Local Authorities can feed emergency broadcast information to the streaming companies tagged with a geolocation and the streaming company will only rebroadcast it to those customers who are interested in that geolocation.

Providing for network-layer alerts of this nature is overcomplicated and unnecessary - as was pointed out there are existing means to do this (cellphone emergency broadcasts, weather radio service, etc) and the intent appears to be to simply add another channel for those who might not be able to receive the other. Asking the likes of Netflix to be able to channel an brief emergency notifcation across a relevantly-located customers streaming service doesn't actually seem that complex, and because it's all 'in band' it requires no specific intervention from the underlying network operator.

Mark.

Let's just go back to air-raid sirens.

I'm old enough to remember when they were tested every day at noon,
which also told you it was noon (lunch!)

We'd say heaven help us if The Enemy attacked at noon.
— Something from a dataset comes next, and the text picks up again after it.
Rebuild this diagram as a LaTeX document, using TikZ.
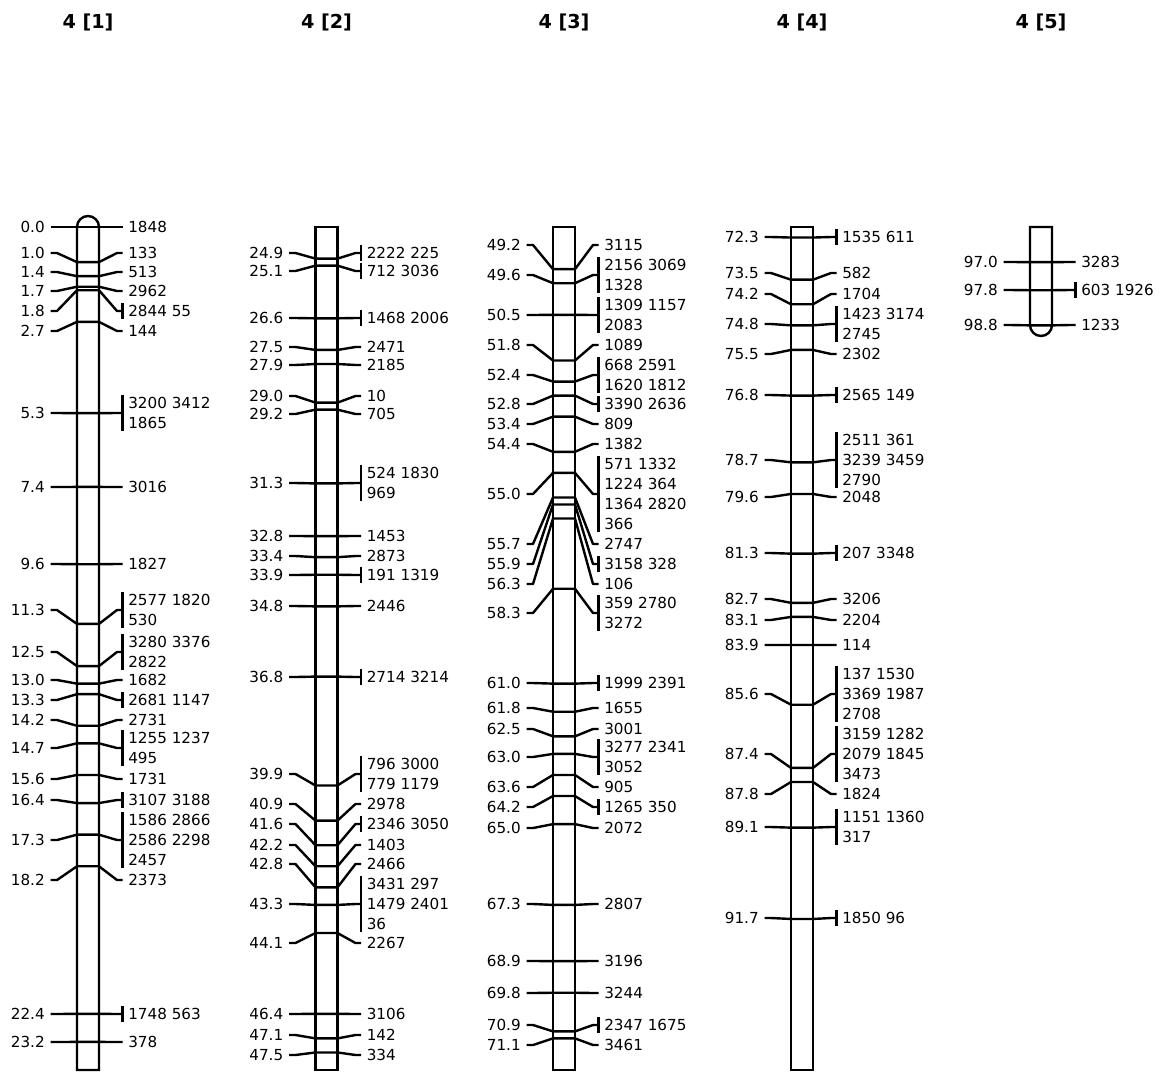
\documentclass[tikz,border=0pt]{standalone}
\usepackage{fontspec}
\usepackage{tikz}
\usetikzlibrary{positioning}
\newfontfamily\mapfont{DejaVu Sans}
\newcommand{\mapsize}{\fontsize{11.4pt}{15.2pt}\selectfont}
\newcommand{\titlesize}{\fontsize{14.4pt}{17pt}\selectfont}
% one locus line: name, bar centre, offset (cM), position, label y, loci, group bar
\newcommand{\lgmark}[7]{%
  \pgfmathsetmacro{\yc}{227+(#4-#3)*35.125}
  \node[poslab] (l#1) at (#2-43,#5) {#4};
  \node[mklab] (r#1) at (#2+40,#5) {#6};
  \draw[tick] ([xshift=4.125pt]l#1.east) -- ++(6.5,0) -- (#2-11,\yc) -- (#2+11,\yc)
    -- ([xshift=-8.25pt]r#1.west) -- ([xshift=-4.125pt]r#1.west);
  \ifnum#7=1
    \draw[tick] ([xshift=-4.125pt,yshift=1.5pt]r#1.north west) -- ([xshift=-4.125pt,yshift=-1.5pt]r#1.south west);
  \fi
}

\begin{document}
\begin{tikzpicture}[
    x=0.75pt, y=-0.75pt,
    chrom/.style={line width=1.8pt, fill=white},
    tick/.style={line width=1.8pt, line join=round},
    poslab/.style={font=\mapfont\mapsize, inner sep=0pt, anchor=east},
    mklab/.style={font=\mapfont\mapsize, inner sep=0pt, anchor=west, align=left},
    title/.style={font=\mapfont\bfseries\titlesize, inner sep=0pt}
]
\useasboundingbox (0,0) rectangle (1161,1072);

% titles
\node[title] (t1) at (88,22) {4 [1]};
\node[title] (t2) at (326.5,22) {4 [2]};
\node[title] (t3) at (564,22) {4 [3]};
\node[title] (t4) at (802,22) {4 [4]};
\node[title] (t5) at (1041,22) {4 [5]};

% chromosome bars
\draw[chrom] (77,1070) -- (77,227) arc[start angle=180, end angle=0, radius=8.25pt] -- (99,1070) -- cycle;
\draw[chrom] (315.5,227) rectangle (337.5,1070);
\draw[chrom] (553,227) rectangle (575,1070);
\draw[chrom] (791,227) rectangle (813,1070);
\draw[chrom] (1030,227) -- (1030,325) arc[start angle=180, end angle=360, radius=8.25pt] -- (1052,227) -- cycle;

% 4 [1]
\foreach \cm/\ly/\rt/\g [count=\i] in {
    0.0/227/1848/0, 1.0/253/133/0, 1.4/272/513/0, 1.7/291/2962/0,
    1.8/311/2844 55/1, 2.7/331/144/0, 5.3/413/{3200 3412\\1865}/1,
    7.4/487/3016/0, 9.6/564/1827/0, 11.3/610/{2577 1820\\530}/1,
    12.5/652/{3280 3376\\2822}/1, 13.0/680/1682/0, 13.3/700/2681 1147/1,
    14.2/720/2731/0, 14.7/748/{1255 1237\\495}/1, 15.6/779/1731/0,
    16.4/800/3107 3188/1, 17.3/840/{1586 2866\\2586 2298\\2457}/1,
    18.2/880/2373/0, 22.4/1014/1748 563/1, 23.2/1042/378/0}
  {\lgmark{a\i}{88}{0}{\cm}{\ly}{\rt}{\g}}

% 4 [2]
\foreach \cm/\ly/\rt/\g [count=\i] in {
    24.9/253/2222 225/1, 25.1/271/712 3036/1, 26.6/318/1468 2006/1,
    27.5/347/2471/0, 27.9/365/2185/0, 29.0/396/10/0, 29.2/414/705/0,
    31.3/483/{524 1830\\969}/1, 32.8/536/1453/0, 33.4/556/2873/0,
    33.9/575/191 1319/1, 34.8/606/2446/0, 36.8/677/2714 3214/1,
    39.9/774/{796 3000\\779 1179}/1, 40.9/804/2978/0, 41.6/824/2346 3050/1,
    42.2/845/1403/0, 42.8/864/2466/0, 43.3/904/{3431 297\\1479 2401\\36}/1,
    44.1/943/2267/0, 46.4/1014/3106/0, 47.1/1035/142/0, 47.5/1055/334/0}
  {\lgmark{b\i}{326.5}{24}{\cm}{\ly}{\rt}{\g}}

% 4 [3]
\foreach \cm/\ly/\rt/\g [count=\i] in {
    49.2/245/3115/0, 49.6/275/{2156 3069\\1328}/1, 50.5/315/{1309 1157\\2083}/1,
    51.8/345/1089/0, 52.4/375/{668 2591\\1620 1812}/1, 52.8/404/3390 2636/1,
    53.4/424/809/0, 54.4/444/1382/0,
    55.0/494/{571 1332\\1224 364\\1364 2820\\366}/1,
    55.7/544/2747/0, 55.9/564/3158 328/1, 56.3/584/106/0,
    58.3/613/{359 2780\\3272}/1, 61.0/683/1999 2391/1, 61.8/708/1655/0,
    62.5/729/3001/0, 63.0/757/{3277 2341\\3052}/1, 63.6/787/905/0,
    64.2/807/1265 350/1, 65.0/828/2072/0, 67.3/904/2807/0, 68.9/961/3196/0,
    69.8/993/3244/0, 70.9/1025/2347 1675/1, 71.1/1045/3461/0}
  {\lgmark{c\i}{564}{48}{\cm}{\ly}{\rt}{\g}}

% 4 [4]
\foreach \cm/\ly/\rt/\g [count=\i] in {
    72.3/237/1535 611/1, 73.5/273/582/0, 74.2/294/1704/0,
    74.8/324/{1423 3174\\2745}/1, 75.5/354/2302/0, 76.8/395/2565 149/1,
    78.7/460/{2511 361\\3239 3459\\2790}/1, 79.6/497/2048/0,
    81.3/553/207 3348/1, 82.7/599/3206/0, 83.1/620/2204/0, 83.9/645/114/0,
    85.6/694/{137 1530\\3369 1987\\2708}/1,
    87.4/754/{3159 1282\\2079 1845\\3473}/1, 87.8/794/1824/0,
    89.1/827/{1151 1360\\317}/1, 91.7/918/1850 96/1}
  {\lgmark{d\i}{802}{72}{\cm}{\ly}{\rt}{\g}}

% 4 [5]
\foreach \cm/\ly/\rt/\g [count=\i] in {
    97.0/262/3283/0, 97.8/290/603 1926/1, 98.8/325/1233/0}
  {\lgmark{e\i}{1041}{96}{\cm}{\ly}{\rt}{\g}}
\end{tikzpicture}
\end{document}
From: "Valdis Klētnieks" <valdis.kletnieks@vt.edu>
To: "Matt Hoppes" <mattlists@rivervalleyinternet.net>
Cc: nanog@nanog.org

How would that even work? Force a pop up into web traffic?

That's not going to play nicely at all in a world of https://

What if the end users is using an app on a phone?

I'm having a hard time thinking of what app I could *possibly* be using on a
phone where I wouldn't want an interruption for a tornado or active shooter
alert.

This would probably -- on phones, at least -- involve tightening up the deployment
of CMAS/WEA, and the apps that catch it, which are pretty crappy right now; at least
the one on my LG-V20 is.

This was discussed in detail a while ago - I'm pretty sure the general
consensus was that having the phone/game console/smart home control center/
whatever would be running an alert endpoint app that would talk to the ISP/
cellphone tower and register for alerts and then DTRT to notify the relevant
carbon-based life forms.

Yeah, I designed most of this about 10 years ago, and couldn't figure out
where to wedge it in.

Cheers,
-- jra

From: "Masataka Ohta" <mohta@necom830.hpcl.titech.ac.jp>
To: nanog@nanog.org

Sean Donelan wrote:

the Commission shall complete an
inquiry to examine the feasibility of updating the Emergency
Alert System to enable or improve alerts to consumers provided
through the internet, including through streaming services.

It is trivially easy to have a dedicated UDP port to receive
broadcast packets for such purposes, as "through streaming
services" is not the requirement.

Though, sadly, 911/udp is taken, and by someone who may not exist
anymore.

Who owns the <1024 post list these days, IANA?

As streaming services are often offered from distant places
including foreign locations, generations of emergency alert
packets *MUST* be responsibility of *LOCAL* ISPs.

A problem is that home routers may filter the broadcast
packets from ISPs, but the routers may be upgraded or
some device to snoop the alert packets may be placed between
ISPs and the routers.

Yup; it's messy, and in many many different ways. Won't be a snapshot
rollout. Not a bad idea, though, if implemented correctly; time to dig
out my notes, I guess.

Cheers,
-- jra

Yeah: This is probably best done by either requiring the streaming services to
know where their customers' location is and relay a copy of any pertinent data
to end users through their applications or to web browsers through headers,
Or by having native software included with the OS on internet-connected devices
to query a region-specific URL at a regular interval.

This is much fewer packets if the data can be transferred over the headers of
HTTPS connections which applications on end devices already make to
various websites.

The UDP port method is inefficient, at least if meet the requirements
that would seem reasonable for emergency alert distribution on streaming
devices (much the same as for other media...).

1. There should never be extra steps from an end user to "activate"
emergency alerts -
except steps which the device enforces must be done, before any
content can be played.
Notions such as computer users choosing to subscribe to IPAWS fail,
at least, until
some mechanism enforces that they do so.

2. If the device is able to view content, then emergency alerts must
be working.
The function to play alerts should not be able to be disabled and
should resist tampering.
If either an alert has been received, or emergency alerts would not be able to
be received, then the normal play of content must be interrupted - the ability
to access content should be disabled and be not allowed by the device's
application or operating system until after it can be confirmed that all alerts
have been fully played, or the error has been corrected.

Problem is that UDP packets to X port could be easily intercepted and dropped by
devices such as firewalls. Merely broadcasting the UDP port during an alert
would not be enough, then; it would call for a regular broadcast to
this port by
every ISP to every user every few minutes, even when there are no
alerts to relay.

That would seem to be necessary for devices to be able to verify that
alerts would
be working and are not being tampered or interfered with. Devices would need
to be designed to verify the latest UDP broadcast has been received
and Self-Disable
with an error message if too much time has passed with no update
packet on that port;
some type of crypto system would also be needed to verify that messages are
authentic, and have not been forged, replayed, or altered.

The regular UDP broadcast could not be only during an emergency, then, it
would need to be every few minutes, otherwise the devices would have no way
of ensuring their ability to receive alerts - that's a massive number
of UDP messages
to consider..

I’ve already had to spike one widely announced WAN UDP protocol that someone had proposed without thinking through security and DDOS features. Please don’t let’s try that trick again.

We have perfectly good approaches that don’t involve insecure untraceable transport layers. This isn’t 1985. TCP and something SSL encrypted - HTTPS comes to mind, even if it gets its own port (11911 is available…).